When people say the Internet is a threatening place, they usually mean for children, whom it can expose to all manner of inappropriate things. They aren’t usually talking about adults and political materials they may come across online.
But some in Washington’s bureaucratic class seem to think the Internet is too dangerous and full of foreign influences for adults to judge for themselves. And that attitude is a greater threat than the Internet itself.
At a forum in New York City last week, Democratic FEC Commissioner Ann Ravel raised the specter of foreign influences entering American politics via the Internet. “I’m not trying to regulate the Internet,” she opened. She went on: “I have said we need to talk to people, to technologists, to people who are thinking about this subject, and who understand that issues of voting and issues of campaign finance are going to the Internet.”
Ravel was echoing the concerns of her colleague, Democratic FEC Commissioner Ellen Weintraub, who warned last week that the Islamic State could set up a political action committee unless something is done. And of course, all protestations aside, doing something about foreign propaganda on the Internet implies new rules for the Internet.
Is such a thing necessary? No, it really isn’t. When it comes to true enemies, the Justice Department has robust powers to freeze or seize assets connected to proscribed persons and regimes. Law enforcement and intelligence agencies have worked with social media companies to reduce the online footprint of terrorist organizations such as the Islamic State, which at any rate clearly prefers a strategy involving bullets, not ballots.
Even when it comes to ostensibly friendly foreign nations, Americans who agree to represent their interests in this country are covered by the Foreign Agent Registration Act, which requires transparency about their affiliation under penalty of five years’ imprisonment.
So the actual question is not about national security or foreign propaganda. Nor is the issue whatever precise new FEC rules Ravel or Weintraub might have in mind.
The issue is that this is a conversation we shouldn’t want to start at all.
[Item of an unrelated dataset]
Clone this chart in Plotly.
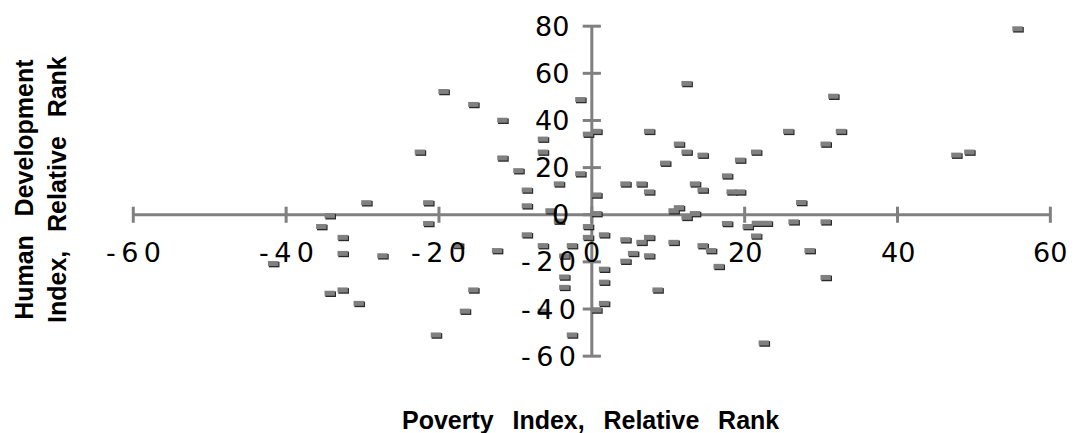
import plotly.graph_objects as go

# ---------------- data ----------------
poverty_rank = [
    -19.4, -22.5, -29.5, -21.4, -34.3, -35.4, -21.4, -32.6, -32.6, -27.4,
    -41.7, -34.3, -32.6, -30.5, -20.4, -12.4, -15.5, -16.6, -17.5, -15.5,
    -11.7, -11.7, -9.6, -8.5, -8.5, -6.4, -6.4, -4.3, -1.5, -0.5,
    0.6, -1.5, 0.6, 0.6, -5.4, -4.3, 4.4, 6.5, 7.5, 7.5,
    9.6, 11.4, 12.4, 12.4, 14.5, 13.5, 14.5, 17.7, 18.3, 19.4,
    19.4, 21.5, 10.7, 11.4, 12.4, 13.5, 55.7, 31.6, 25.7, 32.6,
    30.6, 27.4, 47.7, 49.4, 20.4, 21.6, 22.9, 21.5, 26.4, 30.6,
    28.5, 30.6, 22.5, -0.5, -0.5, 1.6, -8.5, -6.4, -2.6, -3.6,
    4.4, 6.5, 7.5, 5.4, 7.5, 4.4, 10.7, 14.5, 15.6, 16.6,
    17.7, 1.6, -3.6, 1.6, -3.6, 8.6, -6.4, 1.6, 0.6, -2.6,
]
hdi_rank = [
    52.3, 26.6, 5.1, 5.1, -0.4, -5.0, -3.7, -9.6, -16.4, -17.4,
    -20.7, -33.3, -31.9, -37.6, -51.0, -15.2, -31.9, -40.9, -13.0, 46.8,
    40.1, 24.1, 18.7, 10.5, 3.8, 32.1, 26.6, 13.1, 48.9, 34.2,
    35.4, 17.4, 8.4, 0.5, 1.7, -2.7, 13.1, 13.1, 9.7, 35.4,
    21.9, 30.0, 55.7, 26.6, 25.3, 13.1, 10.5, 16.5, 9.7, 9.7,
    23.2, 26.6, 1.7, 3.0, -1.1, 0.5, 78.9, 50.3, 35.4, 35.4,
    30.0, 5.2, 25.3, 26.6, -5.0, -3.6, -3.6, -9.0, -3.0, -3.0,
    -15.2, -26.6, -54.4, -5.0, -9.6, -8.5, -8.5, -13.1, -13.1, -17.5,
    -10.6, -11.7, -9.6, -16.4, -17.4, -19.7, -11.7, -13.1, -15.2, -21.9,
    -3.7, -23.1, -26.4, -28.6, -30.8, -31.9, -40.9, -37.6, -40.4, -51.0,
]
x_ticks = [-60, -40, -20, 0, 20, 40, 60]
y_ticks = [-60, -40, -20, 0, 20, 40, 60, 80]
x_title = "Poverty\u2002\u2005Index,\u2002\u2005Relative\u2002\u2005Rank"
y_title = ("Human\u2002\u2005Development<br>"
           "Index,\u2002\u2005Relative\u2002\u2005Rank")

# ---------------- styling ----------------
W, H = 1081, 433
X_RANGE = [-77.44, 64.01]
Y_RANGE = [-92.6, 91.11]
PX_X = W / (X_RANGE[1] - X_RANGE[0])
PX_Y = H / (Y_RANGE[1] - Y_RANGE[0])
GREY = "#808080"
DARK = "#2a2a2a"
TICK_FONT = dict(family="DejaVu Sans", size=27, color="black")
TITLE_FONT = dict(family="Liberation Sans", size=25, color="black", weight="bold")


def label(v):
    s = str(v)
    return "\u2009".join(s) if v < 0 else s


fig = go.Figure()

# axis lines crossing at the origin
fig.add_trace(go.Scatter(x=[x_ticks[0], x_ticks[-1]], y=[0, 0], mode="lines",
                         line=dict(color=GREY, width=3.2), hoverinfo="skip"))
fig.add_trace(go.Scatter(x=[0, 0], y=[y_ticks[0], y_ticks[-1]], mode="lines",
                         line=dict(color=GREY, width=3), hoverinfo="skip"))
# tick marks crossing the axes
fig.add_trace(go.Scatter(x=x_ticks, y=[0] * len(x_ticks), mode="markers",
                         marker=dict(symbol="line-ns", size=11.5,
                                     line=dict(color=GREY, width=3)),
                         hoverinfo="skip"))
fig.add_trace(go.Scatter(x=[0] * len(y_ticks), y=y_ticks, mode="markers",
                         marker=dict(symbol="line-ew", size=13,
                                     line=dict(color=GREY, width=3)),
                         hoverinfo="skip"))

# data markers: dark shadow then grey bar
dx, dy = 1.0 / PX_X, 1.0 / PX_Y
fig.add_trace(go.Scatter(x=[v + dx for v in poverty_rank],
                         y=[v - dy for v in hdi_rank], mode="markers",
                         marker=dict(symbol="line-ew", size=7.6,
                                     line=dict(color=DARK, width=5.6)),
                         hoverinfo="skip"))
fig.add_trace(go.Scatter(x=poverty_rank, y=hdi_rank, mode="markers",
                         marker=dict(symbol="line-ew", size=7.4,
                                     line=dict(color=GREY, width=5)),
                         hoverinfo="skip"))

annotations = []
for v in x_ticks:
    annotations.append(dict(x=v, y=0, xref="x", yref="y", text=label(v),
                            showarrow=False, font=TICK_FONT,
                            xanchor="center", yanchor="middle", yshift=-38))
for v in y_ticks:
    annotations.append(dict(x=0, y=v, xref="x", yref="y", text=label(v),
                            showarrow=False, font=TICK_FONT,
                            xanchor="right", yanchor="middle",
                            xshift=-14 if v < 0 else -21))
annotations.append(dict(x=590.8 / W, y=1 - 420 / H, xref="paper", yref="paper",
                        text=x_title, showarrow=False, font=TITLE_FONT,
                        xanchor="center", yanchor="middle"))
annotations.append(dict(x=40 / W, y=1 - 190 / H, xref="paper", yref="paper",
                        text=y_title, showarrow=False, font=TITLE_FONT,
                        textangle=-90, xanchor="center", yanchor="middle"))

fig.update_layout(
    width=W, height=H,
    margin=dict(l=0, r=0, t=0, b=0),
    paper_bgcolor="white", plot_bgcolor="white",
    showlegend=False,
    xaxis=dict(range=X_RANGE, visible=False, fixedrange=True),
    yaxis=dict(range=Y_RANGE, visible=False, fixedrange=True),
    annotations=annotations,
)

fig.write_html("out.html")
It is fundamentally wrong that bureaucrats’ first reaction to anything they cannot control, such as the Internet, is to offer the helping fist of government to bring it into line. The freedoms guaranteed in the Bill of Rights are too valuable for government to chip away. Indeed that is the point of the first 12 amendments to the Constitution; they are protections against encroachment by government on every citizen’s liberties. The government cannot and should not seek to prevent every possible evil, and certainly not one as overblown as problems with campaign finance. If the Internet is making the FEC or even all campaign finance restrictions on outside voices unenforceable, perhaps that’s the way it has to be.
It is true that the Venezuelan government and even an Iranian militia have actively tried to affect American public opinion with propaganda campaigns in recent years. RT, controlled by Vladimir Putin’s Kremlin, has become a regular feature in many cable packages on American television. Middle Eastern countries with oil interests have been active in funding anti-fracking activism. The United Arab Emirates paid for a full-length anti-fracking Hollywood movie starring Matt Damon, in efforts to persuade American citizens to think and vote against their own interests and in favor of restricting domestic oil production.
But the only good way for a society that values freedom of expression to handle such speech from the outside is to respond to it with more speech, and with a free press capable of finding and reporting foreign influence. That way, the public of this mature democracy can judge matters for themselves without interference from a nanny state. For government to insert itself here would not only prove futile but would also open a can of worms.
Immediately after Sept. 11, left-wing politicians warned, with good reason, against curtailing citizens’ rights out of fear of foreigners. Today, something has clearly changed with the Left. They seem to have reached a tipping point at which the Constitution is seen not as making it easier to implement their agenda but as an impediment to doing so. The Bill of Rights, once seen as their most potent weapon, is now more often regarded as an obstruction.
Hence the current campaign to make Americans so afraid of foreign influences that they might consent to sacrifice their rights to gain security. They readily depict Donald Trump as a potential oppressor and yet suggest remedies that would themselves be oppressive.
What the FEC commissioners are hinting at is similar to what Senate Democrats proposed in 2014, when they all voted to weaken the First Amendment protection of free political speech so government could regulate campaign finance. There is also a parallel to what President Obama and Senate Democrats are trying to do with their bill to take away gun rights from people placed on secret lists by federal authorities without due process.
Ravel has previously commented that it is not her job to consider the constitutional implications of her work. That should be sufficient grounds for her removal. But the busy-bodying at the FEC should at least serve as a reminder that we need to guard against left-liberal encroachments on First, Second, Fourth, Fifth and Sixth Amendment rights.